First, I import my data from Google Sheets into Quadratic:
After importing our data into Quadratic, we can immediately begin analysis. No additional setup is required. Here:

In this image, I ask Quadratic to “Determine the total storage used by users in each country.” It creates a table that shows the total storage used by each country. Visualization in Quadratic also follows this same approach; all you have to do is ask in plain English:

In this image, I ask Quadratic AI to “Visualize the average session duration per plan using a chart.” In seconds, it creates a visualization that shows the average session duration by plan.
Step 4: Export from Quadratic as an Excel (.xlsx) file
Once the spreadsheet looks the way you want, export it from Quadratic as an Excel (.xlsx) file. The export preserves the structure you already cleaned and refined inside the workspace, including formulas, tables, formatting, and charts. This replaces the fragile “download and hope” workflow that comes with native Google Sheets exports.
After opening the exported file in Excel, verify that formulas landed correctly, date and currency formatting remained consistent, and charts or tables rendered as expected. The important difference in this workflow is that the XLSX file is the final product of a structured cleanup, analysis, and validation process. Instead of converting a Google Sheet directly into Excel and fixing problems afterward, you shape the spreadsheet into its final form before export, which reduces recurring cleanup work over time. Analysts looking for how to convert Excel to Google Sheets can also follow this same approach.

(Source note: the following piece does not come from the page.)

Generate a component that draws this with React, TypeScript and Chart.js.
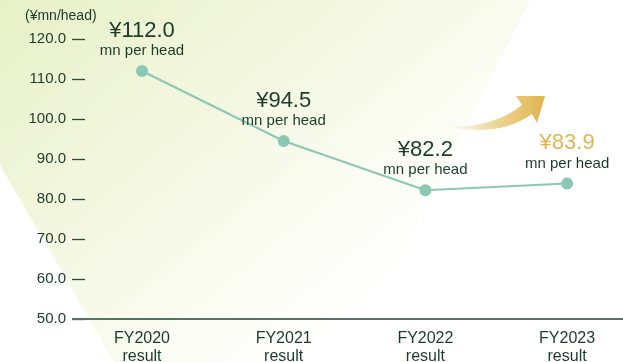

Make Google Sheets to Excel conversion a repeatable workflow
Users looking to convert Google Sheets to Excel should realize that it isn't a single action. It's a cycle. Import the sheet, work with the data, export to XLSX. When you treat it that way, the file you deliver is the file you intended to deliver, not whatever the download happened to produce. And when the same conversion comes up next week or next month, the workflow is already in place.
For users who do this regularly, that compounding matters. In Quadratic, you can even schedule a file or selection to run automatically in the background, so the import-work-export cycle keeps producing fresh XLSX output without manual effort. Try Quadratic for free.
Frequently asked questions (FAQs)
How does Quadratic help with converting Google Sheets to Excel?
Quadratic acts as the working environment in the import-work-export cycle. You import your Google Sheet directly into Quadratic, clean up data, replace Google-specific functions with Excel-compatible equivalents, and run any analysis you need. Then you export to XLSX when the file is in the shape you actually want to deliver, eliminating the formatting drift and formula breakage that comes from the native download method.
When should I use the native Google Sheets download versus the import-work-export workflow?
Use the native download for simple sheets with standard formulas and no Google-specific functions that you're converting one time. Use the import-work-export workflow if the sheet uses GOOGLEFINANCE, IMPORTRANGE, ARRAYFORMULA, or QUERY; if you need to clean or analyze data before delivery; if the same conversion happens regularly; or if the file is going to a stakeholder who expects a polished result.
Can I automate the conversion process if I'm doing it repeatedly?
Yes. Once you've set up the import-work-export workflow in Quadratic, you can schedule a file, sheet, or selection to run automatically in the background, so the conversion produces fresh XLSX output without manual effort each time the source data updates.